Изменение фотографии соотносится с изменением роли фотографии в обществе и ее адресата. В. Беньямин говорит о рождении массового реципиента, захваченного стремительным бегом прогресса и утратившего способность к видению. Он говорит нам о силе фотографического образа, раскрывающегося через утрату первоначальной формы и утверждает, что разрушение формы во многом происходит в сознании, а не на столе монтажера. Массовый реципиент оказывается неспособным к рефлексивному созерцанию, доступному взгляду критика. Если критическая позиция (не стоит забывать, что В. Беньямин наделяет ее эрудицией интеллектуала, страстью коллекционера и наблюдательностью путешественника) позволяет простроить вокруг образа фотографии игру контекста из отсылок, цитат и настроений, то массовый реципиент нуждается в «готовом продукте». Однако
В. Беньямин далек от критики массового сознания, которая стала визитной карточкой Франкфуртской школы в послевоенный период, скорее он говорит о рождении новой формы восприятии реальности. Если старая фотография Э. Атже была способна изменить мир для единичного зрителя, то массовое распространение фотографии благодаря развитию технологии ее воспроизводства стало способно из-
менить мир как таковой. Философ рассматривает фотографию как предтечу революции, как окно в новый мир, который врывается в жизнь каждого, производя в ней переворот.
Эффект, который оказывает фотография на массового реципиента, В. Беньямин определяет как «непосредственную силу переживания» или шок. Сама фотография при этом также не остается без изменений - она теряет ауру. Одновременно она порывает с классическими канонами эстетики: авторством, уникальностью, оригинальностью, единичностью -теряет свою подлинность. Также автор отмечает, что благодаря этому фотография не умирает, а преображается, увеличивая свой разрушительный потенциал: «в тот момент, когда мерило подлинности перестает работать в процессе создания произведений искусства, преображается вся социальная функция искусства. Место ритуального основания занимает другая практическая деятельность: политическая»
[5]. Однако возможности фотографии ограничены, и поэтому, по мнению автора, она должна уступить место следующему шагу прогресса - кино.
Таким образом, аналитика феномена фотографии в работах В. Беньямина приводит к ориентации социальной теории на осмысление способов альтернативного типа отношения к реальности (в том числе социальной реальности), а как следствие, возможности концептуализации альтернативных оснований социальной коммуникации и установления социального согласия, а как следствие, экспликация нового ресурса для развития социальной критики. Важными (для последующей эволюции социальной теории) следствиями концепции фотографии В. Беньямина являются анализ роли технических средств в процессе массовой коммуникации, тема-тизация массового сознания и выявление беспрецедентных возможностей воздействия на массового реципиента. Помимо сказанного, необходимо отметить зафиксированное в работах немецкого философа изменение в структурах и природе восприятии информации массовым индивидом, что открыло и подготовило пути для философской проблематиза-ции информационной компетенции человека в эпоху бурного развития технических ресурсов обработки, хранения и трансляции информации.

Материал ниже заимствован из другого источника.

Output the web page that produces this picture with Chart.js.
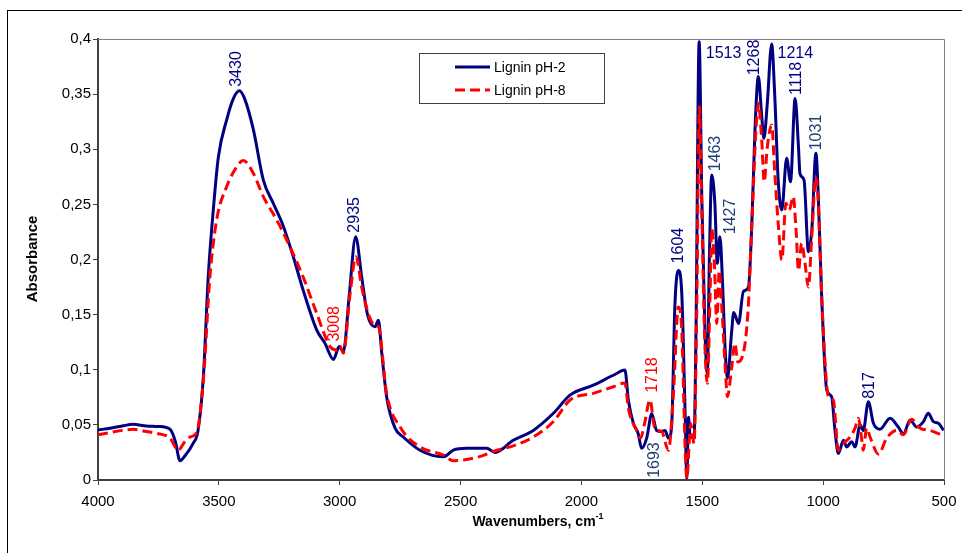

Названные интуиции В. Беньямина находят свое развитие в самых разноплановых социальных теориях ХХ в. Наиболее интересные варианты развития беньяминовских идей можно обнаружить в творческом наследии Ж. Бодрийяра и С. Зонтаг.
Ж. Бодрийяр наследует социально-критический пафос философии В. Беньямина, однако теперь острие критики обращено на то, что ранее чаялось как спасение-образ. Ж. Бодрийяр указывает на то, что тематизированный В. Беньямином феномен тиражируемости или воспроизводства фотографии обретает всепоглощающий характер. Производство образов, которое согласно В. Беньямину должно было создать условия преодоления инструментализации разума и фетишизации вещи, само
превращается в инструмент производства ложной реальности.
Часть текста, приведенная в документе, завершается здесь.